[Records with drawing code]
──────

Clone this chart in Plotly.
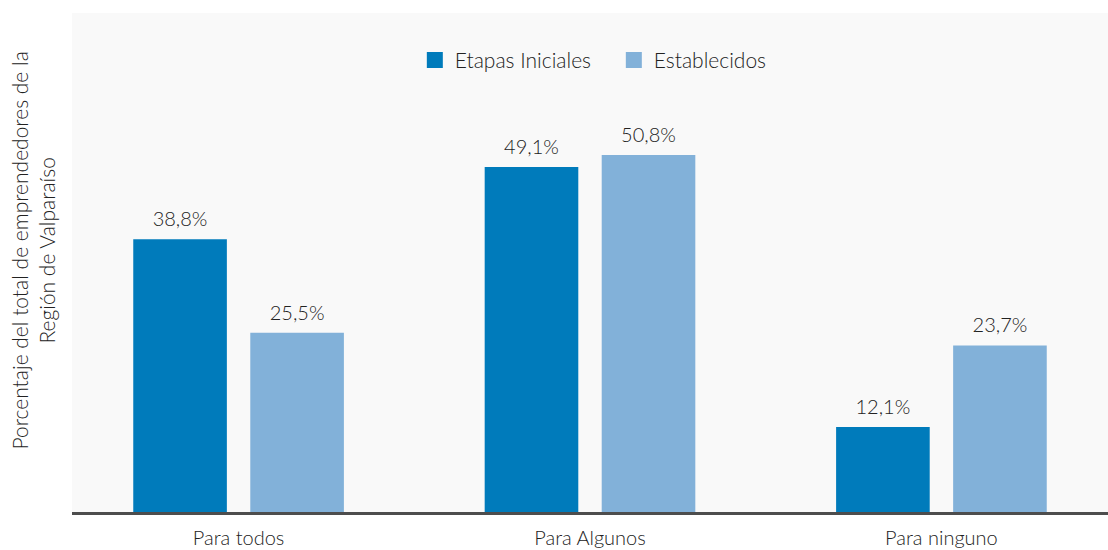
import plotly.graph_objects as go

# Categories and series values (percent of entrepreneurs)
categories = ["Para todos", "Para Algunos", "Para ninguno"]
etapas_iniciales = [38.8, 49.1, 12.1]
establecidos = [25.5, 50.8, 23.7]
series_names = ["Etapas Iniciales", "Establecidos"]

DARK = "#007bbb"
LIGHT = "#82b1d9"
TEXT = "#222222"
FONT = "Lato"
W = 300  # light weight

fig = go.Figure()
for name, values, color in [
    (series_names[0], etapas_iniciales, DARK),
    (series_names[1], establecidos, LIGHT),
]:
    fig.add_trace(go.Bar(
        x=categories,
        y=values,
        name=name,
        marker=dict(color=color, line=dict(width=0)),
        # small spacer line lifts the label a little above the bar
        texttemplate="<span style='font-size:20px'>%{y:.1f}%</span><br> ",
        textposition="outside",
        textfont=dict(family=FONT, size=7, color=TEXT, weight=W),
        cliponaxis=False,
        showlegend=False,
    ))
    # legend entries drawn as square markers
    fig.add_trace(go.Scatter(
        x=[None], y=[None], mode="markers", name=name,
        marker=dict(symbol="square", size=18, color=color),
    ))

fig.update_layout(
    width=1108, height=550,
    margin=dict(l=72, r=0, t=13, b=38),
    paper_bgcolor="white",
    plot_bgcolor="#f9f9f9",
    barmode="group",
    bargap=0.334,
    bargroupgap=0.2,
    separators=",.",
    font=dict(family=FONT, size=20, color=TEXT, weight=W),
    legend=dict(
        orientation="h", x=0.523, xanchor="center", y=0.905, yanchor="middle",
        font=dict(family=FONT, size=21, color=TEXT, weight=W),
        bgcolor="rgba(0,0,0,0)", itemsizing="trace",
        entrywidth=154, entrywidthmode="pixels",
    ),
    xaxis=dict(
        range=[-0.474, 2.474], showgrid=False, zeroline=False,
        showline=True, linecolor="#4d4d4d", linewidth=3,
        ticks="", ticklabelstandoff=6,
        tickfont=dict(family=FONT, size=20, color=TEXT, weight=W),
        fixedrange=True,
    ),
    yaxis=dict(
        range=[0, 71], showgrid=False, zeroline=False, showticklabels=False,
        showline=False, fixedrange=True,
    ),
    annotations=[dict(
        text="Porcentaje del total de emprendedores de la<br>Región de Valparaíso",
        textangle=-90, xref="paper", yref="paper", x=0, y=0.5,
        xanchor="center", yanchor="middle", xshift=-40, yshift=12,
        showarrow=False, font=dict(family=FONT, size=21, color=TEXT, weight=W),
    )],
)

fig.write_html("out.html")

──────

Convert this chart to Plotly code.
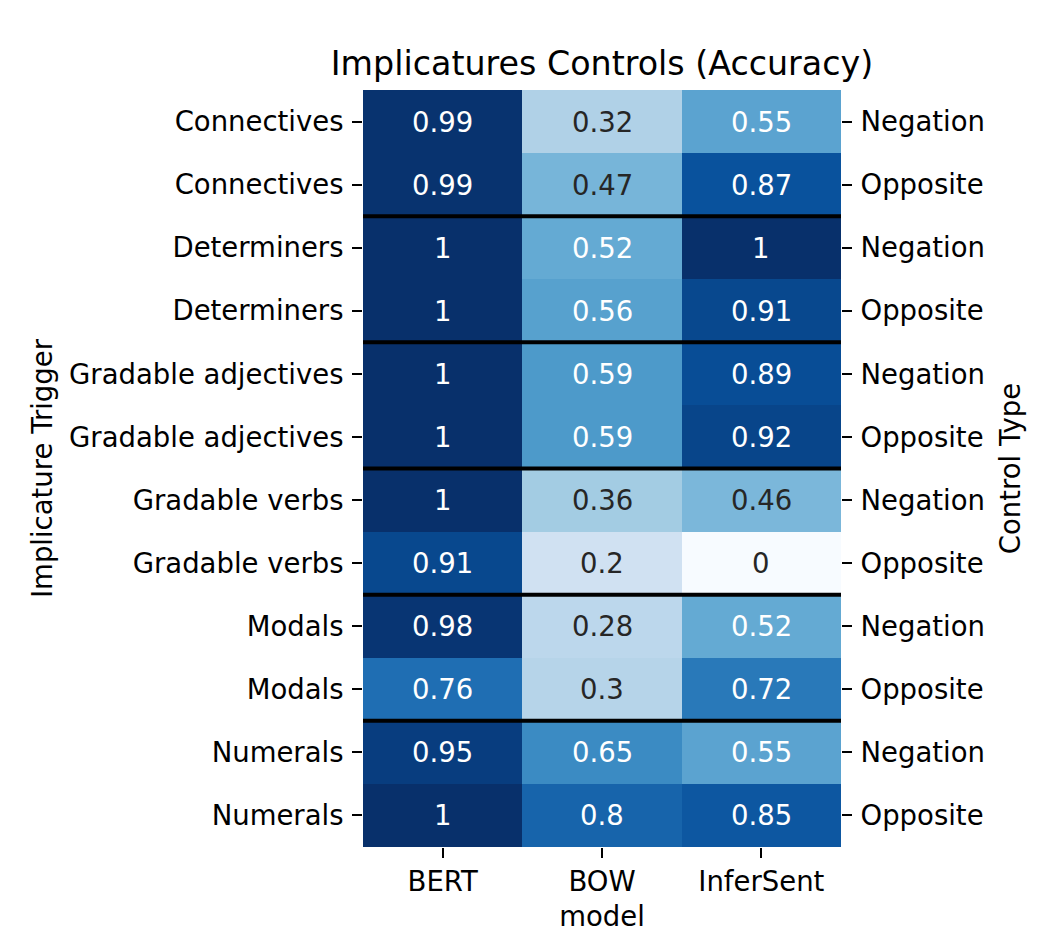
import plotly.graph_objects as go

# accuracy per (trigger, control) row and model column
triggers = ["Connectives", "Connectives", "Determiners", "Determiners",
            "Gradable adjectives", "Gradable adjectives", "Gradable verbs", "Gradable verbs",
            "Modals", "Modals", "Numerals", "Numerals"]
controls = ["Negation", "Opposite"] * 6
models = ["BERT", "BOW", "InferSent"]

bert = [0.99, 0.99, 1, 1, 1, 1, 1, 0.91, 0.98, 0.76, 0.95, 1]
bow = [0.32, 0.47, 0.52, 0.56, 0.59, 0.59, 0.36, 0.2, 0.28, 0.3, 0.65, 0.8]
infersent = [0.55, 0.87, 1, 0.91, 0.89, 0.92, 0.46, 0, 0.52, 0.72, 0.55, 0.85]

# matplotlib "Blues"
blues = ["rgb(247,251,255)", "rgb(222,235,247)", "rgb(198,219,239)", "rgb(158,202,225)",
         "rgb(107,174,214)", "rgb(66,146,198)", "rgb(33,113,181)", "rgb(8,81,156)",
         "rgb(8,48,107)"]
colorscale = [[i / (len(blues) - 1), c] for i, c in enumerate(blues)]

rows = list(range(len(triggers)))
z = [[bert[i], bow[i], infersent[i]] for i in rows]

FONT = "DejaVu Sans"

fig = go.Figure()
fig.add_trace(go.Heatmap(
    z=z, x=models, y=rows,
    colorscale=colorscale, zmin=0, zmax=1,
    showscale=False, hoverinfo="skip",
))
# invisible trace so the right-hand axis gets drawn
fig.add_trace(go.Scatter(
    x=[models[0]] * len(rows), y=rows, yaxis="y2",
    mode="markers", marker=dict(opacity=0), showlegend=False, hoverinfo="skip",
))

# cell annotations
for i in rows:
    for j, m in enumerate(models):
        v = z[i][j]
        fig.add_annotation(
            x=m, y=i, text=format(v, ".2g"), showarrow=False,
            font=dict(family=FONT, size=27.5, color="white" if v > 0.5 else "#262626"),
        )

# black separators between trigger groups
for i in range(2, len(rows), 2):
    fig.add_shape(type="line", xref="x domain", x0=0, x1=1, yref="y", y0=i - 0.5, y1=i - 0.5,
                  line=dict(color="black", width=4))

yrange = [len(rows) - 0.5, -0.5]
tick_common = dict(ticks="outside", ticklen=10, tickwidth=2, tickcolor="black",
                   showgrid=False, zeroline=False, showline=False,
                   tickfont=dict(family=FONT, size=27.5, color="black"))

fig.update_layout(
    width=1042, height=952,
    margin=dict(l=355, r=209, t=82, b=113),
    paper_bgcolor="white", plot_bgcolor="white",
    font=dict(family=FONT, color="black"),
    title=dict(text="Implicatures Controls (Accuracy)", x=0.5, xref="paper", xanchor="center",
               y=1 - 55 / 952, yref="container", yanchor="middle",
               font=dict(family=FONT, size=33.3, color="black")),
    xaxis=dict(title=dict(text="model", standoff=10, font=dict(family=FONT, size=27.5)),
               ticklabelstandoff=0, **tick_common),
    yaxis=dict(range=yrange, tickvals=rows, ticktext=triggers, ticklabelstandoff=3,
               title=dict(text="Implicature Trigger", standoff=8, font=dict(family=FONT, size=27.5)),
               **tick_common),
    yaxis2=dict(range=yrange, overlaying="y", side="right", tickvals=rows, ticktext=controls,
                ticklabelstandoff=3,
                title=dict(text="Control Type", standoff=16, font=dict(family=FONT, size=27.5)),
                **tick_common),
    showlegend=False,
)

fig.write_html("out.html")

──────

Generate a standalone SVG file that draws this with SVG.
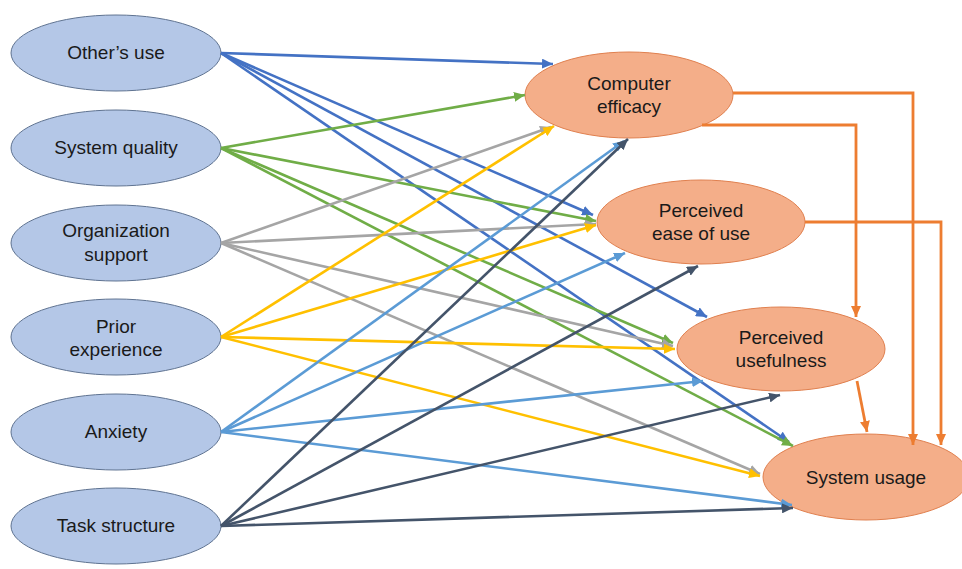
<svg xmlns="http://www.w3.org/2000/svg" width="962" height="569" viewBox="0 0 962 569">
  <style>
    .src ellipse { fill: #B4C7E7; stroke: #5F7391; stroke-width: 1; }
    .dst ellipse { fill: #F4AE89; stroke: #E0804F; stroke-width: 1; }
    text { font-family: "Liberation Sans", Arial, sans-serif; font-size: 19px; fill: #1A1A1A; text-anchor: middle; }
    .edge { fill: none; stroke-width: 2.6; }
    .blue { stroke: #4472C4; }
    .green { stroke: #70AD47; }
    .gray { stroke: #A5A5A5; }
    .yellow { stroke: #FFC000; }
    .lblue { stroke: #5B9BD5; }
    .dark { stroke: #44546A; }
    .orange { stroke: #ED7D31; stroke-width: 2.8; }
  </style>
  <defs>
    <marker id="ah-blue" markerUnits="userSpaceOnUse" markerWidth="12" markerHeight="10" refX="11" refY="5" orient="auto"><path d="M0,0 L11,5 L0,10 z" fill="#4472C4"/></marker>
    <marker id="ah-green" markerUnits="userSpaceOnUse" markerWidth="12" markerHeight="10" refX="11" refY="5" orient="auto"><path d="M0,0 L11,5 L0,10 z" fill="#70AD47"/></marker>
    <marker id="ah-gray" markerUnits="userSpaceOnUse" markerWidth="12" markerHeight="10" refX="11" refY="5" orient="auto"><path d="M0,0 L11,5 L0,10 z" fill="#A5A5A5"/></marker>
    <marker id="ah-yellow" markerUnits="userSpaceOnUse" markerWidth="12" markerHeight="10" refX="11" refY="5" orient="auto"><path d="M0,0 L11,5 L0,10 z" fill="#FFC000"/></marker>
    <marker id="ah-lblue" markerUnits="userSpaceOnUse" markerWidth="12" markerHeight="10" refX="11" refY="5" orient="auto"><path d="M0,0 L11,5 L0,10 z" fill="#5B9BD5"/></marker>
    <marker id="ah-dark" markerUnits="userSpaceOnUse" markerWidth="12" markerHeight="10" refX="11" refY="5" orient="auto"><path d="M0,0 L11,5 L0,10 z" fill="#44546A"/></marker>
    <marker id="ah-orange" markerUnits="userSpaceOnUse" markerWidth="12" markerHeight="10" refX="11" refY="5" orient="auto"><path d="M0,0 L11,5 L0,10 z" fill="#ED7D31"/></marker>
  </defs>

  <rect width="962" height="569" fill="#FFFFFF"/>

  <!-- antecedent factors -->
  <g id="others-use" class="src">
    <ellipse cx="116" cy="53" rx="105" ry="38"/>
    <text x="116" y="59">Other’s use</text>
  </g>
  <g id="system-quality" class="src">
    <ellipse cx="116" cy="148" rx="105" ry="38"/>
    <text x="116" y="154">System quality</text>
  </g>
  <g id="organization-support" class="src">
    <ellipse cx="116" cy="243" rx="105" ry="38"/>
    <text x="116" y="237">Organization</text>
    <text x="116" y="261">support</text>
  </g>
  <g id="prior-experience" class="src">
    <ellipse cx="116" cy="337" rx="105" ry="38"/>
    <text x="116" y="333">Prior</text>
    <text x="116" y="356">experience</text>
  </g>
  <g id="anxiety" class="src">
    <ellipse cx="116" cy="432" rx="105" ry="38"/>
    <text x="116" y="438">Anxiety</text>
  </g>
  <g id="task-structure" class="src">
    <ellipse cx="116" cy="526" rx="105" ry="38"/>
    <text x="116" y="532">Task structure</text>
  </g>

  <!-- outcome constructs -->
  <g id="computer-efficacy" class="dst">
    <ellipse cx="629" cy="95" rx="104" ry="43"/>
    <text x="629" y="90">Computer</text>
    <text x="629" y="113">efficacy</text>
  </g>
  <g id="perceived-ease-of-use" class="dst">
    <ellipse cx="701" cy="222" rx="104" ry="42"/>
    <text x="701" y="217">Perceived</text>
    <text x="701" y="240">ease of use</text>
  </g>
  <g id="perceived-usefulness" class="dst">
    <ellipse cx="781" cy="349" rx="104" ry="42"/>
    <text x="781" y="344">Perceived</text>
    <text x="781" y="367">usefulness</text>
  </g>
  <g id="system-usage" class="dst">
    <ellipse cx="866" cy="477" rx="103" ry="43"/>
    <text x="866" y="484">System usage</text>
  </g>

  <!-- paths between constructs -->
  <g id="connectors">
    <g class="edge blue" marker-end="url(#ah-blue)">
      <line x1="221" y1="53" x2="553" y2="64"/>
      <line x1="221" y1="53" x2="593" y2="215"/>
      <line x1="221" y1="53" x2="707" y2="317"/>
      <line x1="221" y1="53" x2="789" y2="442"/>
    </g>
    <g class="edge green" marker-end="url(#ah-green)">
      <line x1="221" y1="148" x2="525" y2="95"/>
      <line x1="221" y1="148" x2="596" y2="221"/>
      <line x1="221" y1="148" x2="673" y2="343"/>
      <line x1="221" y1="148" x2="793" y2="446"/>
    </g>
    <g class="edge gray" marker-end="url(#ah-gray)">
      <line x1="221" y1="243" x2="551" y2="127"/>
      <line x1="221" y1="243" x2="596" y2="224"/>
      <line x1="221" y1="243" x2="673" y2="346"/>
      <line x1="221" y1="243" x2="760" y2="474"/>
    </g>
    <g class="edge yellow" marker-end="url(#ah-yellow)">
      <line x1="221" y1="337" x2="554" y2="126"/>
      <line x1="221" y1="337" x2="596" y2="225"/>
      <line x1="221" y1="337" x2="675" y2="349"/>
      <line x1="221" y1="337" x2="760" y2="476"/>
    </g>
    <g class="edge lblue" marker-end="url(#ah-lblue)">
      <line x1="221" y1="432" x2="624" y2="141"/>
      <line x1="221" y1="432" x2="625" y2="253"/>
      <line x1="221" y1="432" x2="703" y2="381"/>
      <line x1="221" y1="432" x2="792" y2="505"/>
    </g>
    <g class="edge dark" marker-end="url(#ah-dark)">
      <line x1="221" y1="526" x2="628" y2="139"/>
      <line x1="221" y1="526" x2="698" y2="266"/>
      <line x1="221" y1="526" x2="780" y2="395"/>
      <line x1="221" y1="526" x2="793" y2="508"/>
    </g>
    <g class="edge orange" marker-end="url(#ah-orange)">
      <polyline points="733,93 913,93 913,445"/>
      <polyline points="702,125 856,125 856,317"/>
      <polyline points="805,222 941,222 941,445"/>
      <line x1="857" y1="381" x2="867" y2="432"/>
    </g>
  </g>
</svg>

──────

**TASK PROMPT**
Go to the line that contains "Clone this chart in Plotly." and copy from there down to the line that contains "# light weight", with both lines included. Pass over the pictures.

**RESULT**
Clone this chart in Plotly.
import plotly.graph_objects as go

# Categories and series values (percent of entrepreneurs)
categories = ["Para todos", "Para Algunos", "Para ninguno"]
etapas_iniciales = [38.8, 49.1, 12.1]
establecidos = [25.5, 50.8, 23.7]
series_names = ["Etapas Iniciales", "Establecidos"]

DARK = "#007bbb"
LIGHT = "#82b1d9"
TEXT = "#222222"
FONT = "Lato"
W = 300  # light weight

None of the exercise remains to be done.